**Data extract:**
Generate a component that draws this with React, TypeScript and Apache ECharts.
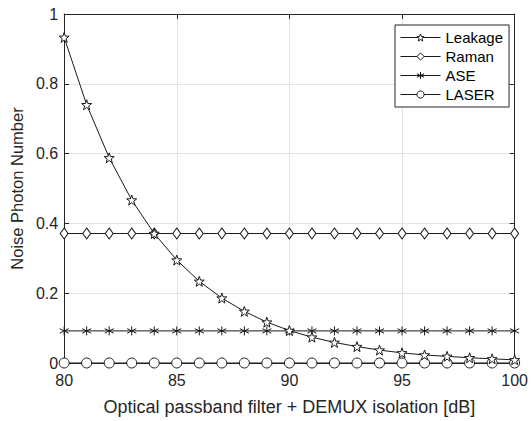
import React, { useEffect, useRef } from "react";
import * as echarts from "echarts";

const xValues = [80, 81, 82, 83, 84, 85, 86, 87, 88, 89, 90, 91, 92, 93, 94, 95, 96, 97, 98, 99, 100];
const leakage = [0.933, 0.74, 0.588, 0.467, 0.371, 0.295, 0.234, 0.186, 0.148, 0.117, 0.093, 0.074, 0.059, 0.047, 0.037, 0.029, 0.023, 0.019, 0.015, 0.012, 0.009];
const raman = [0.371, 0.371, 0.371, 0.371, 0.371, 0.371, 0.371, 0.371, 0.371, 0.371, 0.371, 0.371, 0.371, 0.371, 0.371, 0.371, 0.371, 0.371, 0.371, 0.371, 0.371];
const ase = [0.092, 0.092, 0.092, 0.092, 0.092, 0.092, 0.092, 0.092, 0.092, 0.092, 0.092, 0.092, 0.092, 0.092, 0.092, 0.092, 0.092, 0.092, 0.092, 0.092, 0.092];
const laser = [0, 0, 0, 0, 0, 0, 0, 0, 0, 0, 0, 0, 0, 0, 0, 0, 0, 0, 0, 0, 0];
const seriesNames = ["Leakage", "Raman", "ASE", "LASER"];

function starPath(): string {
  const pts: string[] = [];
  for (let i = 0; i < 10; i++) {
    const r = i % 2 === 0 ? 10 : 4;
    const a = -Math.PI / 2 + (i * Math.PI) / 5;
    pts.push((10 + r * Math.cos(a)).toFixed(2) + "," + (10 + r * Math.sin(a)).toFixed(2));
  }
  return "path://M" + pts.join("L") + "Z";
}
const STAR = starPath();
const ASTERISK = "path://M5,0L5,10M0.7,2.5L9.3,7.5M9.3,2.5L0.7,7.5";

const FONT = "'Liberation Sans', Arial, Helvetica, sans-serif";
const TXT = "#262626";

export default function App() {
  const ref = useRef<HTMLDivElement>(null);
  useEffect(() => {
    if (!ref.current) return;
    const chart = echarts.init(ref.current, null, { renderer: "svg" });
    const pair = (ys: number[]) => xValues.map((x, i) => [x, ys[i]]);
    const base = {
      type: "line",
      clip: false,
      lineStyle: { color: "#1a1a1a", width: 1 },
      itemStyle: { color: "#fff", borderColor: "#1a1a1a", borderWidth: 1 },
      emphasis: { disabled: true },
    };
    const tick = { show: true, inside: true, length: 5, lineStyle: { color: TXT } };
    const axisLine = { show: true, onZero: false, lineStyle: { color: TXT, width: 1 } };
    chart.setOption({
      animation: false,
      textStyle: { fontFamily: FONT },
      grid: { left: 62, right: 13, top: 14, bottom: 53, show: false },
      legend: {
        data: seriesNames,
        orient: "vertical",
        left: 395,
        top: 25,
        backgroundColor: "#fff",
        borderColor: TXT,
        borderWidth: 1,
        borderRadius: 0,
        padding: [5, 6, 5, 5],
        itemWidth: 40,
        itemHeight: 9,
        itemGap: 4,
        lineStyle: { width: 1 },
        itemStyle: { borderWidth: 1 },
        textStyle: { fontSize: 15, color: "#000", fontFamily: FONT },
      },
      xAxis: [
        {
          type: "value",
          min: 80,
          max: 100,
          interval: 5,
          name: "Optical passband filter + DEMUX isolation [dB]",
          nameLocation: "middle",
          nameGap: 35,
          nameTextStyle: { fontSize: 18, color: TXT, fontFamily: FONT },
          axisLine,
          axisTick: tick,
          axisLabel: { fontSize: 16, color: TXT, margin: 9, fontFamily: FONT },
          splitLine: { show: true, lineStyle: { color: "#e3e3e3", width: 1 } },
        },
        {
          type: "value",
          position: "top",
          min: 80,
          max: 100,
          interval: 5,
          axisLine,
          axisTick: tick,
          axisLabel: { show: false },
          splitLine: { show: false },
        },
      ],
      yAxis: [
        {
          type: "value",
          min: 0,
          max: 1,
          interval: 0.2,
          name: "Noise Photon Number",
          nameLocation: "middle",
          nameGap: 34,
          nameTextStyle: { fontSize: 16.5, color: TXT, fontFamily: FONT },
          axisLine,
          axisTick: tick,
          axisLabel: { fontSize: 16, color: TXT, margin: 6, fontFamily: FONT },
          splitLine: { show: true, lineStyle: { color: "#e3e3e3", width: 1 } },
        },
        {
          type: "value",
          position: "right",
          min: 0,
          max: 1,
          interval: 0.2,
          axisLine,
          axisTick: tick,
          axisLabel: { show: false },
          splitLine: { show: false },
        },
      ],
      series: [
        { ...base, name: "LASER", data: pair(laser), symbol: "circle", symbolSize: 10, z: 2 },
        { ...base, name: "ASE", data: pair(ase), symbol: ASTERISK, symbolSize: 9, z: 3 },
        { ...base, name: "Raman", data: pair(raman), symbol: "diamond", symbolSize: [8, 11], z: 4 },
        { ...base, name: "Leakage", data: pair(leakage), symbol: STAR, symbolSize: 10, z: 5 },
      ],
    });
    return () => chart.dispose();
  }, []);
  return <div ref={ref} style={{ width: 531, height: 421, position: "absolute", left: 0, top: 0 }} />;
}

**Goal of the exercise:**
Reproduce each line word for word and drop the pictures.

**Answer in full:**
Generate a component that draws this with React, TypeScript and Apache ECharts.
import React, { useEffect, useRef } from "react";
import * as echarts from "echarts";

const xValues = [80, 81, 82, 83, 84, 85, 86, 87, 88, 89, 90, 91, 92, 93, 94, 95, 96, 97, 98, 99, 100];
const leakage = [0.933, 0.74, 0.588, 0.467, 0.371, 0.295, 0.234, 0.186, 0.148, 0.117, 0.093, 0.074, 0.059, 0.047, 0.037, 0.029, 0.023, 0.019, 0.015, 0.012, 0.009];
const raman = [0.371, 0.371, 0.371, 0.371, 0.371, 0.371, 0.371, 0.371, 0.371, 0.371, 0.371, 0.371, 0.371, 0.371, 0.371, 0.371, 0.371, 0.371, 0.371, 0.371, 0.371];
const ase = [0.092, 0.092, 0.092, 0.092, 0.092, 0.092, 0.092, 0.092, 0.092, 0.092, 0.092, 0.092, 0.092, 0.092, 0.092, 0.092, 0.092, 0.092, 0.092, 0.092, 0.092];
const laser = [0, 0, 0, 0, 0, 0, 0, 0, 0, 0, 0, 0, 0, 0, 0, 0, 0, 0, 0, 0, 0];
const seriesNames = ["Leakage", "Raman", "ASE", "LASER"];

function starPath(): string {
  const pts: string[] = [];
  for (let i = 0; i < 10; i++) {
    const r = i % 2 === 0 ? 10 : 4;
    const a = -Math.PI / 2 + (i * Math.PI) / 5;
    pts.push((10 + r * Math.cos(a)).toFixed(2) + "," + (10 + r * Math.sin(a)).toFixed(2));
  }
  return "path://M" + pts.join("L") + "Z";
}
const STAR = starPath();
const ASTERISK = "path://M5,0L5,10M0.7,2.5L9.3,7.5M9.3,2.5L0.7,7.5";

const FONT = "'Liberation Sans', Arial, Helvetica, sans-serif";
const TXT = "#262626";

export default function App() {
  const ref = useRef<HTMLDivElement>(null);
  useEffect(() => {
    if (!ref.current) return;
    const chart = echarts.init(ref.current, null, { renderer: "svg" });
    const pair = (ys: number[]) => xValues.map((x, i) => [x, ys[i]]);
    const base = {
      type: "line",
      clip: false,
      lineStyle: { color: "#1a1a1a", width: 1 },
      itemStyle: { color: "#fff", borderColor: "#1a1a1a", borderWidth: 1 },
      emphasis: { disabled: true },
    };
    const tick = { show: true, inside: true, length: 5, lineStyle: { color: TXT } };
    const axisLine = { show: true, onZero: false, lineStyle: { color: TXT, width: 1 } };
    chart.setOption({
      animation: false,
      textStyle: { fontFamily: FONT },
      grid: { left: 62, right: 13, top: 14, bottom: 53, show: false },
      legend: {
        data: seriesNames,
        orient: "vertical",
        left: 395,
        top: 25,
        backgroundColor: "#fff",
        borderColor: TXT,
        borderWidth: 1,
        borderRadius: 0,
        padding: [5, 6, 5, 5],
        itemWidth: 40,
        itemHeight: 9,
        itemGap: 4,
        lineStyle: { width: 1 },
        itemStyle: { borderWidth: 1 },
        textStyle: { fontSize: 15, color: "#000", fontFamily: FONT },
      },
      xAxis: [
        {
          type: "value",
          min: 80,
          max: 100,
          interval: 5,
          name: "Optical passband filter + DEMUX isolation [dB]",
          nameLocation: "middle",
          nameGap: 35,
          nameTextStyle: { fontSize: 18, color: TXT, fontFamily: FONT },
          axisLine,
          axisTick: tick,
          axisLabel: { fontSize: 16, color: TXT, margin: 9, fontFamily: FONT },
          splitLine: { show: true, lineStyle: { color: "#e3e3e3", width: 1 } },
        },
        {
          type: "value",
          position: "top",
          min: 80,
          max: 100,
          interval: 5,
          axisLine,
          axisTick: tick,
          axisLabel: { show: false },
          splitLine: { show: false },
        },
      ],
      yAxis: [
        {
          type: "value",
          min: 0,
          max: 1,
          interval: 0.2,
          name: "Noise Photon Number",
          nameLocation: "middle",
          nameGap: 34,
          nameTextStyle: { fontSize: 16.5, color: TXT, fontFamily: FONT },
          axisLine,
          axisTick: tick,
          axisLabel: { fontSize: 16, color: TXT, margin: 6, fontFamily: FONT },
          splitLine: { show: true, lineStyle: { color: "#e3e3e3", width: 1 } },
        },
        {
          type: "value",
          position: "right",
          min: 0,
          max: 1,
          interval: 0.2,
          axisLine,
          axisTick: tick,
          axisLabel: { show: false },
          splitLine: { show: false },
        },
      ],
      series: [
        { ...base, name: "LASER", data: pair(laser), symbol: "circle", symbolSize: 10, z: 2 },
        { ...base, name: "ASE", data: pair(ase), symbol: ASTERISK, symbolSize: 9, z: 3 },
        { ...base, name: "Raman", data: pair(raman), symbol: "diamond", symbolSize: [8, 11], z: 4 },
        { ...base, name: "Leakage", data: pair(leakage), symbol: STAR, symbolSize: 10, z: 5 },
      ],
    });
    return () => chart.dispose();
  }, []);
  return <div ref={ref} style={{ width: 531, height: 421, position: "absolute", left: 0, top: 0 }} />;
}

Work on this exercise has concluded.